In comic books, the only limit is the artist’s imagination. Film and television struggled for a long time to compete with the visual splendour and excess of comics. However, thanks to incredible advances in special effects, and the seamless incorporation of CGI, live action superheroes finally look believable. So it would seem that the reason for the great success is that comic books lend themselves perfectly to adaptation with regards to the hyper-real effects of CGI. Captain America: The Winter Soldier is a fitting example of how comic books, especially those comic books about superheroes, lend themselves to the big screen.
Captain America: Volume 5 was first released in 2005, with Ed Brubaker taking the role of lead writer. Brubaker changed Captain America and sent the comic in a completely different direction. Captain America had always been a dull character to me, until Brubaker came along and opened my eyes to a whole new prism of storytelling. Brubaker seeks out and identifies a specific tone and certain themes from his very first issue.
Themes such as espionage, conspiracy and emotional torment, and he continued this up until his departure from the title. In 2014 Captain America: The Winter Soldier was released under the direction of the Russo brothers. In my opinion, The Winter Soldier is by far the best adaptation of a comic book to date. It is not 100% accurate by any means but in relation to the Marvel Cinematic Universe it works perfectly and has the best blend of new material for the cinematic audience and the original source material from the comics.
To start the adaptation process, directors Anthony and Joe Russo and the screenwriters, Christopher Markus and Stephen McFeely, first highlighted Brubaker’s themes and started to build the narrative of the film from there. The Winter Soldier isn’t quite a direct adaptation of the original story, but it hits the main emotional and tonal beats.
As you already know there is never going to be a true, ‘direct’ adaptation of any source material. It just wouldn’t work. The Harry Potter films would still be in production if the screenwriters wanted to fit in every bit of speech, plot development etc. from every single book. Instead of trying to fit everything in, which will hinder the filmmaking process, the directors and screenwriters of The Winter Soldier have identified the tones and themes of the source material to begin the correct, best and nearest possible adaptation of the film.

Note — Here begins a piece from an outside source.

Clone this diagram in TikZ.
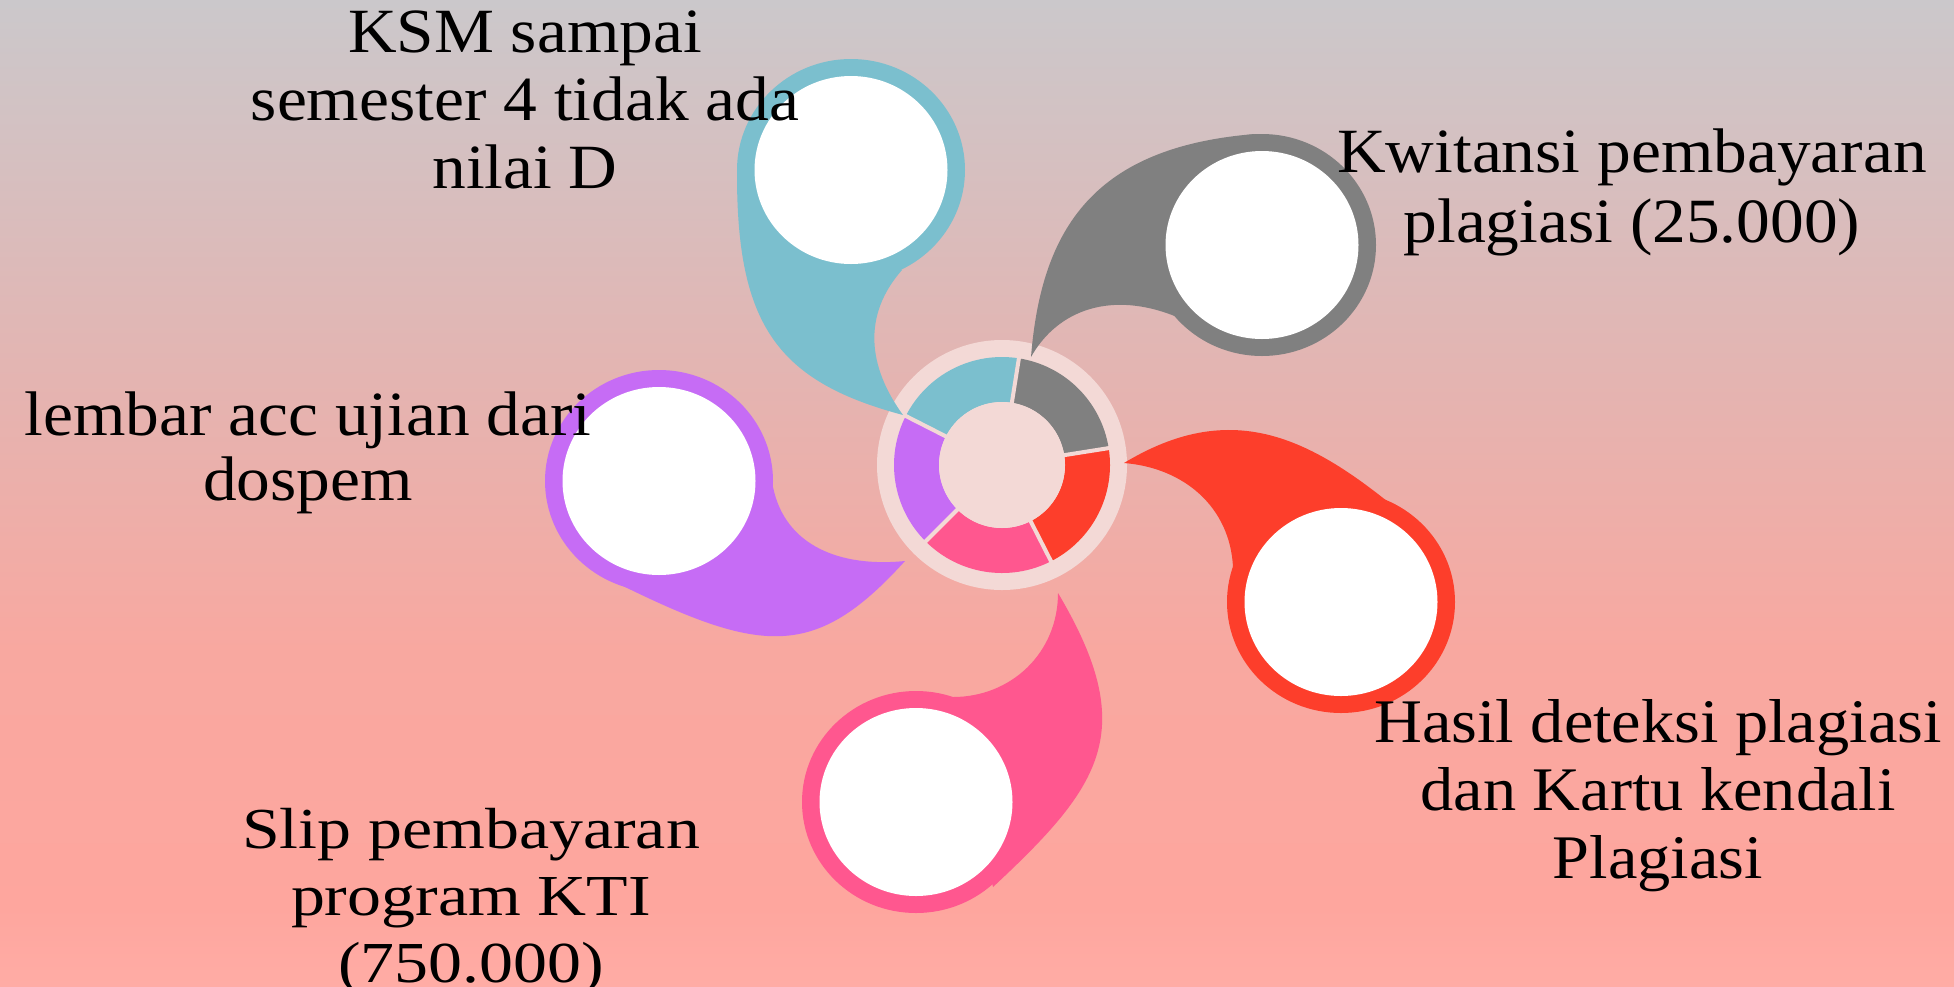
\documentclass[tikz,border=0pt]{standalone}
\usepackage{fontspec}
\setmainfont{Liberation Serif}
\newfontfamily\lblfont[FakeStretch=1.07]{Liberation Serif}
\newfontfamily\slipfont[FakeStretch=1.17]{Liberation Serif}

\definecolor{cyanp}{RGB}{123,191,206}
\definecolor{grayp}{RGB}{128,128,128}
\definecolor{redp}{RGB}{253,62,43}
\definecolor{pinkp}{RGB}{255,87,143}
\definecolor{purplep}{RGB}{198,108,245}
\definecolor{ringc}{RGB}{243,217,214}
\definecolor{bgA}{RGB}{255,172,165}
\definecolor{bgB}{RGB}{254,166,158}
\definecolor{bgC}{RGB}{248,168,160}
\definecolor{bgD}{RGB}{228,180,177}
\definecolor{bgE}{RGB}{203,200,203}

\pgfdeclareverticalshading{bgshade}{100bp}{color(0bp)=(bgA); color(25bp)=(bgA); color(29bp)=(bgB); color(42bp)=(bgC); color(55.7bp)=(bgD); color(75bp)=(bgE); color(100bp)=(bgE)}

\newcommand\lblbox[1]{\begin{tabular}[t]{@{}c@{}}#1\end{tabular}}

\tikzset{
  outerc/.style={x radius=114, y radius=111},
  innerc/.style={x radius=96.5, y radius=94},
  labeltext/.style={anchor=base, inner sep=0pt, text=black}
}

\begin{document}
\begin{tikzpicture}[x=1pt,y=-1pt]
\useasboundingbox (0,0) rectangle (1954,986);
\shade[shading=bgshade] (0,0) rectangle (1954,986);

% centre ring
\begin{scope}[shift={(1002,465)}]
  \coordinate (hub) at (0,0);
  \fill[ringc] (hub) circle[radius=125];
  \fill[grayp]   (-9:108)   arc[start angle=-9,   end angle=-81,  radius=108] -- (-81:63)  arc[start angle=-81,  end angle=-9,   radius=63] -- cycle;
  \fill[cyanp]   (-81:108)  arc[start angle=-81,  end angle=-153, radius=108] -- (-153:63) arc[start angle=-153, end angle=-81,  radius=63] -- cycle;
  \fill[purplep] (-153:108) arc[start angle=-153, end angle=-225, radius=108] -- (-225:63) arc[start angle=-225, end angle=-153, radius=63] -- cycle;
  \fill[pinkp]   (-225:108) arc[start angle=-225, end angle=-297, radius=108] -- (-297:63) arc[start angle=-297, end angle=-225, radius=63] -- cycle;
  \fill[redp]    (-297:108) arc[start angle=-297, end angle=-369, radius=108] -- (-369:63) arc[start angle=-369, end angle=-297, radius=63] -- cycle;
  \foreach \a in {-9,-81,-153,-225,-297} \draw[ringc, line width=4] (hub) -- (\a:112);
  \fill[ringc] (hub) circle[radius=63];
\end{scope}

% cyan petal
\coordinate (cyC) at (851,170);
\fill[cyanp] (cyC) ellipse[outerc];
\fill[cyanp] (903,415) .. controls (777.4,381.5) and (737,325) .. (737,175) -- (902,270) .. controls (862.4,315) and (867.6,366.4) .. (903,415) -- cycle;
\fill[white] (cyC) ellipse[innerc];

% gray petal
\coordinate (grC) at (1262,245);
\fill[grayp] (grC) ellipse[outerc];
\fill[grayp] (1031,357) .. controls (1041.4,227) and (1095,146.8) .. (1255,134) -- (1177,317) .. controls (1112.6,290.4) and (1058,309) .. (1031,357) -- cycle;
\fill[white] (grC) ellipse[innerc];

% red petal
\coordinate (rdC) at (1341,602);
\fill[redp] (rdC) ellipse[outerc];
\fill[redp] (1124,463) .. controls (1244.4,390.2) and (1328,447.6) .. (1433,540) -- (1233,567) .. controls (1230,507) and (1184,467.8) .. (1124,463) -- cycle;
\fill[white] (rdC) ellipse[innerc];

% pink petal
\coordinate (pkC) at (916,802);
\fill[pinkp] (pkC) ellipse[outerc];
\fill[pinkp] (1058,593) .. controls (1139.6,730.6) and (1102.5,785) .. (993,887) -- (953,697) .. controls (1011,697) and (1058,653) .. (1058,593) -- cycle;
\fill[white] (pkC) ellipse[innerc];

% purple petal
\coordinate (ppC) at (659,481);
\fill[purplep] (ppC) ellipse[outerc];
\fill[purplep] (905,561) .. controls (811.2,664.6) and (757.2,654) .. (597,573) -- (773,487) .. controls (785,545.8) and (840,567.5) .. (905,561) -- cycle;
\fill[white] (ppC) ellipse[innerc];

% labels
\node[labeltext, font=\lblfont\fontsize{63}{68}\selectfont] (tksm) at (525,52) {\lblbox{KSM sampai\\semester 4 tidak ada\\nilai D}};
\node[labeltext, font=\lblfont\fontsize{63}{70}\selectfont] (tkwi) at (1632,172) {\lblbox{Kwitansi pembayaran\\plagiasi (25.000)}};
\node[labeltext, font=\lblfont\fontsize{63}{65}\selectfont] (tlem) at (308,435) {\lblbox{lembar acc ujian dari\\dospem}};
\node[labeltext, font=\lblfont\fontsize{62}{68}\selectfont] (thas) at (1658,742) {\lblbox{Hasil deteksi plagiasi\\dan Kartu kendali\\Plagiasi}};
\node[labeltext, font=\slipfont\fontsize{58}{67}\selectfont] (tslp) at (471,848) {\lblbox{Slip pembayaran\\program KTI\\(750.000)}};
\end{tikzpicture}
\end{document}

It is a matter of showing respect for the spirit of the original without necessarily having to duplicate the exact details. Instead of the film being a verbatim adaptation, involving certain storylines from the comic book – such as The Return of Red Skull, and the involvement of the cosmic cube – some scenes were scrapped in order to make the narrative of the film more in line with the rest of the Marvel Cinematic Universe. In the previous Captain America film, the Red Skull appears to have been killed by the cosmic cube, so the explanation of the return of him would have been proven difficult, and taken up much needed time in the film for other strands of storyline to take place.
Comic books have a long timeline (Captain America first appeared in 1941), which is inevitably difficult to translate onto the big screen. In reaction to this, certain aspects of the source texts must be left out. However, other source materials are added alongside the main one, to expand the storyline and give it body.
We can see this in The Winter Soldier, where certain characters, such as Sharon Carter, have been replaced from the source material. In the comic book Sharon is an established agent who has quite a history with Captain America. In the film she is still present but takes a marginalised. The character that takes her place is Black Widow, a character who the audience are already familiar with and with whom they already have a relationship.
A key problem with adapting anything into film is getting the right actor to play the part.
This can be a gruelling process, as casting directors will want to get the person best suited to play the character at hand. In the past, there have been incidents where big name actors have been cast in a role, simply because they have a high profile in the business which can consequently affect the character and the film itself. One of the best examples of bad casting was the choice of Arnold Schwarzenegger as Mr. Freeze in the 1997 film Batman and Robin. I have nothing against Schwarzenegger, his acting capabilities – or even his god-like attributes, but the character of Mr. Freeze was changed drastically to fit Schwarzenegger’s acting range. This resulted in a camp performance in what was a disastrous film, and most importantly, that painful over use of bad puns.
‘Allow me to break the ice. My name is Freeze. Learn it well. For it’s the chilling sound of your doom.’
Thankfully, this wasn’t the case in The Winter Soldier which has a far more nuanced and realistic level of dialogue. This is because it’s more of the imagery that is translated from the comic book to the screen rather than the dialogue. The Winter Soldier also draws upon other cinematic genres. It what might seem like a strange for a film that is in part aimed at a young demographic the film draws upon 1970s conspiracy theory films such as The Parallax View. This demonstrates that comic book films are more malleable than some might think and able to tap into contemporary debates such as the use of surveillance and personal freedom. Recently, geek guru Simon Pegg has caused a twitterstorm by positing a view that comic book movies are dumbing down culture for capitalist gain. However in my opinion, The Winter Soldier demonstrates that complex ideas with some heft can coexist alongside action and adventure whilst appealing to a vast audience.